◆ **Data block**
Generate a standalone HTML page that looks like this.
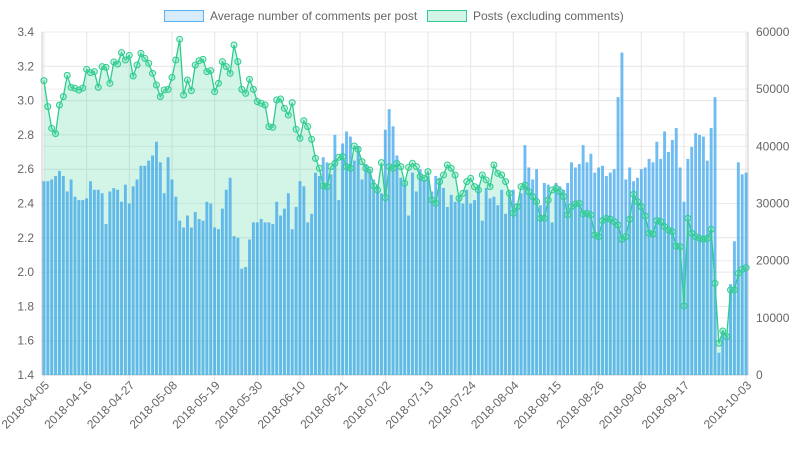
<!DOCTYPE html>
<html><head><meta charset="utf-8"><style>
html,body{margin:0;padding:0;background:#fff;width:798px;height:450px;overflow:hidden}
svg{display:block;font-family:"Liberation Sans",sans-serif}
</style></head><body>
<svg id="chart" width="798" height="450" viewBox="0 0 798 450"></svg>
<script>
const startDate = "2018-04-05";
const avgComments = [2.53,2.53,2.54,2.56,2.59,2.56,2.47,2.54,2.44,2.42,2.42,2.43,2.53,2.48,2.48,2.46,2.28,2.47,2.49,2.48,2.41,2.51,2.40,2.50,2.54,2.62,2.62,2.65,2.68,2.76,2.64,2.46,2.67,2.54,2.44,2.30,2.26,2.33,2.26,2.35,2.31,2.30,2.41,2.40,2.26,2.25,
2.37,2.48,2.55,2.21,2.20,2.02,2.03,2.19,2.29,2.29,2.31,2.29,2.29,2.28,2.41,2.33,2.37,2.46,2.25,2.38,2.53,2.50,2.29,2.34,2.58,2.56,2.67,2.64,2.57,2.80,2.42,2.75,2.82,2.79,2.65,2.73,2.54,2.63,2.60,2.54,2.51,2.46,2.83,2.95,
2.85,2.68,2.55,2.52,2.33,2.58,2.47,2.60,2.54,2.56,2.47,2.56,2.55,2.49,2.38,2.45,2.41,2.44,2.40,2.48,2.40,2.42,2.51,2.30,2.49,2.43,2.44,2.39,2.48,2.34,2.47,2.48,2.40,2.46,2.74,2.61,2.54,2.60,2.39,2.52,2.51,2.29,2.52,2.50,2.48,
2.52,2.64,2.61,2.63,2.74,2.64,2.69,2.58,2.61,2.62,2.56,2.58,2.60,3.02,3.28,2.54,2.61,2.53,2.55,2.60,2.61,2.66,2.64,2.76,2.66,2.82,2.70,2.77,2.84,2.61,2.41,2.66,2.73,2.81,2.80,2.79,2.65,2.84,3.02,1.53,1.66,1.63,1.93,2.18,2.64,2.57,2.58];
const postCounts = [51490,46940,43150,42220,47230,48690,52420,50320,50150,49860,50210,53470,52890,53060,50320,53940,53820,51020,54750,54400,56390,55100,55920,52300,54230,56270,55390,54520,52770,50730,48690,49860,49970,52070,55100,58720,48980,51610,49740,54230,54980,55220,53060,53240,49560,51020,
54810,53940,52770,57730,54810,49970,49270,51720,49970,47820,47530,47230,43440,43330,48110,48280,46650,45480,47640,42980,41400,44490,43440,41230,37900,36160,33070,32950,36450,37030,38080,38200,36450,36160,40060,39480,37320,36160,35860,33070,32370,37150,31030,36450,36160,37000,
36450,33530,36330,37030,36450,34700,34410,35570,30620,30030,33820,34990,36740,36160,34990,30910,31780,33820,34410,32950,32370,34990,34120,32950,36740,35280,34990,33820,31780,28290,29450,32950,33240,32080,31200,30330,27410,27410,30620,32370,32660,32080,31200,
28000,29450,29920,30030,28170,28290,28000,24500,24210,27000,27410,27240,26830,26240,23740,24210,27240,31610,30330,29450,27820,24790,24670,27000,26830,25950,25370,25080,22570,22460,12080,27410,24790,24210,23910,23740,23910,25490,16040,5550,7700,6710,14880,14880,17790,18490,18780];
const leftTicks = [1.4,1.6,1.8,2.0,2.2,2.4,2.6,2.8,3.0,3.2,3.4];
const rightTicks = [0,10000,20000,30000,40000,50000,60000];
const labelIdx = [0,11,22,33,44,55,66,77,88,99,110,121,132,143,154,165];

const svg = document.getElementById('chart');
const NS = 'http://www.w3.org/2000/svg';
const L = 42, R = 748, T = 32, B = 375;
const n = avgComments.length;
const step = (R - L) / n;
const xC = i => L + (i + 0.5) * step;
const yL = v => B - (v - 1.4) / 2.0 * (B - T);
const yR = v => B - v / 60000 * (B - T);
function mk(tag, attrs, parent) {
  const e = document.createElementNS(NS, tag);
  for (const k in attrs) e.setAttribute(k, attrs[k]);
  (parent || svg).appendChild(e);
  return e;
}
function dateLabel(i) {
  const d = new Date(startDate + 'T00:00:00Z');
  d.setUTCDate(d.getUTCDate() + i);
  return d.toISOString().slice(0, 10);
}
const grid = mk('g', {});


leftTicks.forEach(t => mk('line', {x1:L, x2:R, y1:yL(t), y2:yL(t), stroke:'#e6e6e6', 'stroke-width':1}, grid));
rightTicks.forEach(t => mk('line', {x1:L, x2:R, y1:yR(t), y2:yR(t), stroke:'#ececec', 'stroke-width':1}, grid));
const xs = labelIdx.concat([n - 1]);
xs.forEach(i => mk('line', {x1:xC(i), x2:xC(i), y1:T, y2:B + 5, stroke:'#e6e6e6', 'stroke-width':1}, grid));
mk('line', {x1:L, x2:L, y1:T, y2:B, stroke:'#ccc'}, grid);
mk('line', {x1:R, x2:R, y1:T, y2:B, stroke:'#ccc'}, grid);
mk('line', {x1:L, x2:R, y1:B, y2:B, stroke:'#ccc'}, grid);
let d = 'M' + xC(0) + ',' + B;
postCounts.forEach((v, i) => { d += ' L' + xC(i) + ',' + yR(v); });
d += ' L' + xC(n - 1) + ',' + B + ' Z';
const area = mk('path', {d:d, fill:'rgba(75,215,160,0.25)', stroke:'none'});


const bars = mk('g', {});


const bw = step * 0.75;
avgComments.forEach((v, i) => {
  const r = mk('rect', {x:xC(i) - bw / 2, y:yL(v), width:bw, height:B - yL(v), fill:'rgba(54,162,235,0.72)'}, bars);
  
  
});
const lineG = mk('g', {});


mk('polyline', {points:postCounts.map((v, i) => xC(i) + ',' + yR(v)).join(' '), fill:'none', stroke:'#2ecc8e', 'stroke-width':1.3}, lineG);
postCounts.forEach((v, i) => {
  const c = mk('circle', {cx:xC(i), cy:yR(v), r:3, fill:'rgba(75,215,160,0.3)', stroke:'#2ecc8e', 'stroke-width':1}, lineG);
  
  
});
const ax = mk('g', {'font-size':12, fill:'#666'});


leftTicks.forEach(t => { const e = mk('text', {x:L - 8, y:yL(t) + 4, 'text-anchor':'end'}, ax); e.textContent = t.toFixed(1); });
rightTicks.forEach(t => { const e = mk('text', {x:R + 8, y:yR(t) + 4, 'text-anchor':'start'}, ax); e.textContent = t; });
xs.forEach(i => {
  const x = xC(i) + 6, y = B + 11;
  const e = mk('text', {x:x, y:y, 'text-anchor':'end', transform:'rotate(-45 ' + x + ' ' + y + ')'}, ax);
  e.textContent = dateLabel(i);
});
</script>
<div style="position:absolute;left:0;top:0;width:798px;height:30px;font:12px 'Liberation Sans',sans-serif;color:#666">
  <div style="position:absolute;left:164px;top:9px;white-space:nowrap">
    <span style="display:inline-block;width:38px;height:10px;background:rgba(54,162,235,0.2);border:1px solid rgba(54,162,235,0.8);vertical-align:-2px;margin-right:6px"></span>Average number of comments per post</div>
  <div style="position:absolute;left:427px;top:9px;white-space:nowrap">
    <span style="display:inline-block;width:38px;height:10px;background:rgba(75,215,160,0.25);border:1px solid #2ecc8e;vertical-align:-2px;margin-right:6px"></span>Posts (excluding comments)</div>
</div>
</body></html>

◆ **Exercise instructions**
Extract the full listing exactly, with the pictures left out.

◆ **Solution**
Generate a standalone HTML page that looks like this.
<!DOCTYPE html>
<html><head><meta charset="utf-8"><style>
html,body{margin:0;padding:0;background:#fff;width:798px;height:450px;overflow:hidden}
svg{display:block;font-family:"Liberation Sans",sans-serif}
</style></head><body>
<svg id="chart" width="798" height="450" viewBox="0 0 798 450"></svg>
<script>
const startDate = "2018-04-05";
const avgComments = [2.53,2.53,2.54,2.56,2.59,2.56,2.47,2.54,2.44,2.42,2.42,2.43,2.53,2.48,2.48,2.46,2.28,2.47,2.49,2.48,2.41,2.51,2.40,2.50,2.54,2.62,2.62,2.65,2.68,2.76,2.64,2.46,2.67,2.54,2.44,2.30,2.26,2.33,2.26,2.35,2.31,2.30,2.41,2.40,2.26,2.25,
2.37,2.48,2.55,2.21,2.20,2.02,2.03,2.19,2.29,2.29,2.31,2.29,2.29,2.28,2.41,2.33,2.37,2.46,2.25,2.38,2.53,2.50,2.29,2.34,2.58,2.56,2.67,2.64,2.57,2.80,2.42,2.75,2.82,2.79,2.65,2.73,2.54,2.63,2.60,2.54,2.51,2.46,2.83,2.95,
2.85,2.68,2.55,2.52,2.33,2.58,2.47,2.60,2.54,2.56,2.47,2.56,2.55,2.49,2.38,2.45,2.41,2.44,2.40,2.48,2.40,2.42,2.51,2.30,2.49,2.43,2.44,2.39,2.48,2.34,2.47,2.48,2.40,2.46,2.74,2.61,2.54,2.60,2.39,2.52,2.51,2.29,2.52,2.50,2.48,
2.52,2.64,2.61,2.63,2.74,2.64,2.69,2.58,2.61,2.62,2.56,2.58,2.60,3.02,3.28,2.54,2.61,2.53,2.55,2.60,2.61,2.66,2.64,2.76,2.66,2.82,2.70,2.77,2.84,2.61,2.41,2.66,2.73,2.81,2.80,2.79,2.65,2.84,3.02,1.53,1.66,1.63,1.93,2.18,2.64,2.57,2.58];
const postCounts = [51490,46940,43150,42220,47230,48690,52420,50320,50150,49860,50210,53470,52890,53060,50320,53940,53820,51020,54750,54400,56390,55100,55920,52300,54230,56270,55390,54520,52770,50730,48690,49860,49970,52070,55100,58720,48980,51610,49740,54230,54980,55220,53060,53240,49560,51020,
54810,53940,52770,57730,54810,49970,49270,51720,49970,47820,47530,47230,43440,43330,48110,48280,46650,45480,47640,42980,41400,44490,43440,41230,37900,36160,33070,32950,36450,37030,38080,38200,36450,36160,40060,39480,37320,36160,35860,33070,32370,37150,31030,36450,36160,37000,
36450,33530,36330,37030,36450,34700,34410,35570,30620,30030,33820,34990,36740,36160,34990,30910,31780,33820,34410,32950,32370,34990,34120,32950,36740,35280,34990,33820,31780,28290,29450,32950,33240,32080,31200,30330,27410,27410,30620,32370,32660,32080,31200,
28000,29450,29920,30030,28170,28290,28000,24500,24210,27000,27410,27240,26830,26240,23740,24210,27240,31610,30330,29450,27820,24790,24670,27000,26830,25950,25370,25080,22570,22460,12080,27410,24790,24210,23910,23740,23910,25490,16040,5550,7700,6710,14880,14880,17790,18490,18780];
const leftTicks = [1.4,1.6,1.8,2.0,2.2,2.4,2.6,2.8,3.0,3.2,3.4];
const rightTicks = [0,10000,20000,30000,40000,50000,60000];
const labelIdx = [0,11,22,33,44,55,66,77,88,99,110,121,132,143,154,165];

const svg = document.getElementById('chart');
const NS = 'http://www.w3.org/2000/svg';
const L = 42, R = 748, T = 32, B = 375;
const n = avgComments.length;
const step = (R - L) / n;
const xC = i => L + (i + 0.5) * step;
const yL = v => B - (v - 1.4) / 2.0 * (B - T);
const yR = v => B - v / 60000 * (B - T);
function mk(tag, attrs, parent) {
  const e = document.createElementNS(NS, tag);
  for (const k in attrs) e.setAttribute(k, attrs[k]);
  (parent || svg).appendChild(e);
  return e;
}
function dateLabel(i) {
  const d = new Date(startDate + 'T00:00:00Z');
  d.setUTCDate(d.getUTCDate() + i);
  return d.toISOString().slice(0, 10);
}
const grid = mk('g', {});


leftTicks.forEach(t => mk('line', {x1:L, x2:R, y1:yL(t), y2:yL(t), stroke:'#e6e6e6', 'stroke-width':1}, grid));
rightTicks.forEach(t => mk('line', {x1:L, x2:R, y1:yR(t), y2:yR(t), stroke:'#ececec', 'stroke-width':1}, grid));
const xs = labelIdx.concat([n - 1]);
xs.forEach(i => mk('line', {x1:xC(i), x2:xC(i), y1:T, y2:B + 5, stroke:'#e6e6e6', 'stroke-width':1}, grid));
mk('line', {x1:L, x2:L, y1:T, y2:B, stroke:'#ccc'}, grid);
mk('line', {x1:R, x2:R, y1:T, y2:B, stroke:'#ccc'}, grid);
mk('line', {x1:L, x2:R, y1:B, y2:B, stroke:'#ccc'}, grid);
let d = 'M' + xC(0) + ',' + B;
postCounts.forEach((v, i) => { d += ' L' + xC(i) + ',' + yR(v); });
d += ' L' + xC(n - 1) + ',' + B + ' Z';
const area = mk('path', {d:d, fill:'rgba(75,215,160,0.25)', stroke:'none'});


const bars = mk('g', {});


const bw = step * 0.75;
avgComments.forEach((v, i) => {
  const r = mk('rect', {x:xC(i) - bw / 2, y:yL(v), width:bw, height:B - yL(v), fill:'rgba(54,162,235,0.72)'}, bars);
  
  
});
const lineG = mk('g', {});


mk('polyline', {points:postCounts.map((v, i) => xC(i) + ',' + yR(v)).join(' '), fill:'none', stroke:'#2ecc8e', 'stroke-width':1.3}, lineG);
postCounts.forEach((v, i) => {
  const c = mk('circle', {cx:xC(i), cy:yR(v), r:3, fill:'rgba(75,215,160,0.3)', stroke:'#2ecc8e', 'stroke-width':1}, lineG);
  
  
});
const ax = mk('g', {'font-size':12, fill:'#666'});


leftTicks.forEach(t => { const e = mk('text', {x:L - 8, y:yL(t) + 4, 'text-anchor':'end'}, ax); e.textContent = t.toFixed(1); });
rightTicks.forEach(t => { const e = mk('text', {x:R + 8, y:yR(t) + 4, 'text-anchor':'start'}, ax); e.textContent = t; });
xs.forEach(i => {
  const x = xC(i) + 6, y = B + 11;
  const e = mk('text', {x:x, y:y, 'text-anchor':'end', transform:'rotate(-45 ' + x + ' ' + y + ')'}, ax);
  e.textContent = dateLabel(i);
});
</script>
<div style="position:absolute;left:0;top:0;width:798px;height:30px;font:12px 'Liberation Sans',sans-serif;color:#666">
  <div style="position:absolute;left:164px;top:9px;white-space:nowrap">
    <span style="display:inline-block;width:38px;height:10px;background:rgba(54,162,235,0.2);border:1px solid rgba(54,162,235,0.8);vertical-align:-2px;margin-right:6px"></span>Average number of comments per post</div>
  <div style="position:absolute;left:427px;top:9px;white-space:nowrap">
    <span style="display:inline-block;width:38px;height:10px;background:rgba(75,215,160,0.25);border:1px solid #2ecc8e;vertical-align:-2px;margin-right:6px"></span>Posts (excluding comments)</div>
</div>
</body></html>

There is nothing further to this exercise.